SHARPE’S CHALLENGE
Richard
Sharpe and the Pindari Campaign 1817-1818
3rd Mahratta War
PART
THE FIRST
Entr’Acte
- 1803
Chasalgaon;
a miserable, god-forsaken, thorn-walled fort on the
frontier of Hyderabad. Sgt.Richard Sharpe, leading
a detail of six privates, and an interpreter, thirteen
year old Devi Lal, arrives to collect eighty thousand
rounds of prime musket cartridges.
The
cartridges, originally stolen from the East India
Company (EIC) armoury at Madras, have been recaptured
by sepoys out of Chasalgaon, under the command of
Major Crosby, a billious EIC officer, and are now
bound for the armoury at Seringapatem, three days
march to the south. From there they are to be issued
to British troops who are readying for war against
the Mahrattas, a loose confederation of princedoms
opposed to British rule.
It’s
immediately clear from Crosby’s dealings with
Sharpe that there is little love lost between the
EIC and the King’s army. Sharpe is quick to
discover that seven-thousand cartridges are missing.

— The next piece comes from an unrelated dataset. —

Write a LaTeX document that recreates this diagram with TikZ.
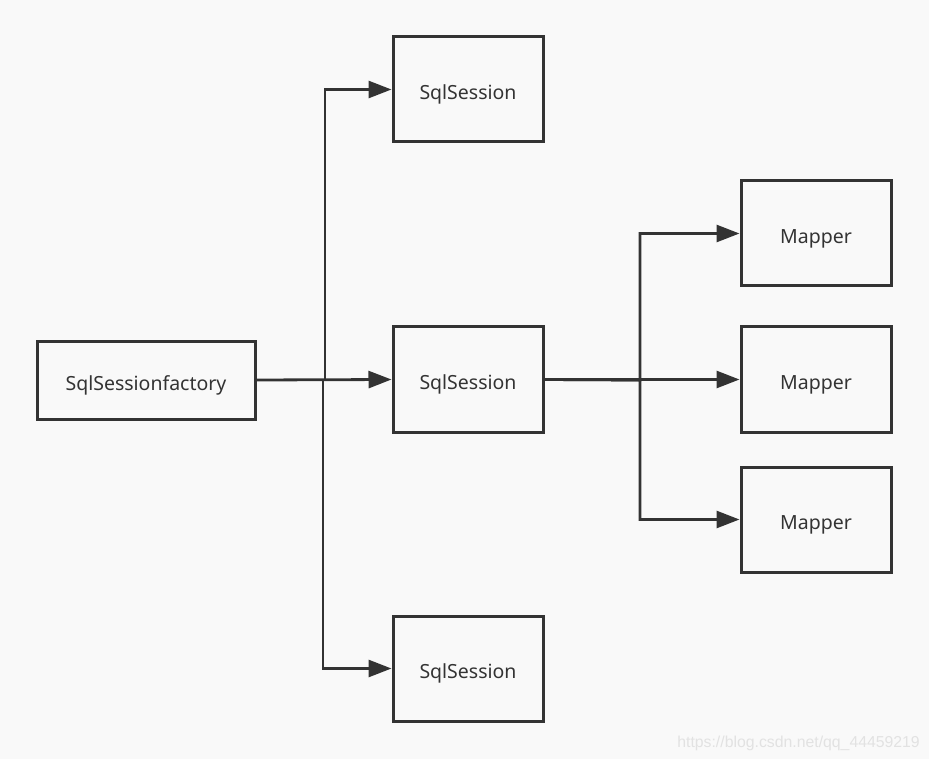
\documentclass[tikz,border=0pt]{standalone}
\usepackage{fontspec}
\setmainfont{Noto Sans}
\newfontfamily\wmfont{Liberation Sans}
\usetikzlibrary{arrows.meta}
\definecolor{bg}{HTML}{F9F9F9}
\definecolor{ink}{HTML}{333333}
\definecolor{wm}{HTML}{E2E2E2}
\tikzset{
  box/.style={draw=ink, line width=3pt, fill=bg, minimum width=150pt, minimum height=105pt, inner sep=0pt, text=ink, text height=24pt, text depth=4pt, font=\fontsize{19.5}{22}\selectfont},
  conn/.style={draw=ink, line width=2.8pt, -{Triangle[length=23pt,width=17pt]}},
}
\begin{document}
\begin{tikzpicture}[x=1pt,y=-1pt]
\fill[bg] (0,0) rectangle (929,759);
\useasboundingbox (0,0) rectangle (929,759);
\node[box, minimum width=218pt, minimum height=78pt] (f) at (146,380) {SqlSessionfactory};
\node[box] (s1) at (468,89.5) {SqlSession};
\node[box] (s2) at (468,379.5) {SqlSession};
\node[box] (s3) at (468,668.5) {SqlSession};
\node[box] (m1) at (816,233.5) {Mapper};
\node[box] (m2) at (816,379.5) {Mapper};
\node[box] (m3) at (816,519.5) {Mapper};
\coordinate (ja) at (325,380);
\coordinate (jb) at (323,380);
\coordinate (jc) at (640,380);
\draw[conn] (f.east) -- (ja) |- (s1.west);
\draw[conn] (f.east) -- (s2.west);
\draw[conn] (f.east) -- (jb) |- (s3.west);
\draw[conn] (s2.east) -- (jc) |- (m1.west);
\draw[conn] (s2.east) -- (m2.west);
\draw[conn] (s2.east) -- (jc) |- (m3.west);
\node[text=wm, font=\wmfont\fontsize{15.8}{18}\selectfont, anchor=base east, inner sep=0pt] (wmk) at (920,747) {https://blog.csdn.net/qq\_44459219};
\end{tikzpicture}
\end{document}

Crosby has sold them, but claims that the lost ammunition
was ruined by damp and should be listed by Sharpe
as ‘spoilage.’ Devi Lal teases Sharpe,
for the Major has done no more than Sharpe planned
on doing himself. While the young interpreter and
the rest of his men fall to scrounging some dinner,
Sharpe goes off to seek some ox-wagons.
In
his absence, the watch announces a troop of Company
soldiers are approaching the fort. These fresh arrivals
are led by Major William Dodd. He greets Crosby, orders
his men to fix bayonets – “I like to offer
a proper salute to a fellow Englishman” –
and, before Crosby can react, instructs his men to
open fire. Crosby is the first to go down.
Sharpe,
drawn to the fray by the gunfire, straightaway takes
a glancing musket shot across his scalp. It’s
not life-threatening, but it’s enough to lay
him out and cover him in blood. He drifts in and out
of consciousness, unable to move or speak, as the
massacre unfolds about him. Dodd’s men leave
no-one alive, not even sparing Devi Lal, who is bayoneted
as he bends over Sharpe, trying to revive him.
The
unfortunate Major Crosby, though, is not quite dead.
Desperately, he tries to crawl away from the carnage.
Dodd comes across, and, as Crosby gasps for quarter,
casually beheads him.
As
Sharpe’s senses slip away, his blood intermingling
with that of his young interpreter, he catches the
name which will haunts his dreams… Major Dodd.
To
Ferraghur – a sprawling palace/fortress –
dark and foreboding against a crescent moon. A lavish
Great Hall. On his throne, the aging raja, in company
with Madhuvanthi, his favourite concubine; his son
Emir and daughter Lalima, aged five and six respectively.
Dodd presents the raja with Crosby’s head, which
the raja tosses to his pet tiger. We drift away to
the billowing smoke of an aromatic censer, and through
the smoke, we dissolve to…
…LONDON,
1817. A fog shrouded morning. Lt.Col Richard Sharpe,
late of the 95th Rifles, suvivor of the Chasalgaon
massacre, veteran of the Penisular war, and hero of
Waterloo, arrives on Battersea Fields, where a duel
is about to take place to settle a dispute of ‘undivulged
cause.’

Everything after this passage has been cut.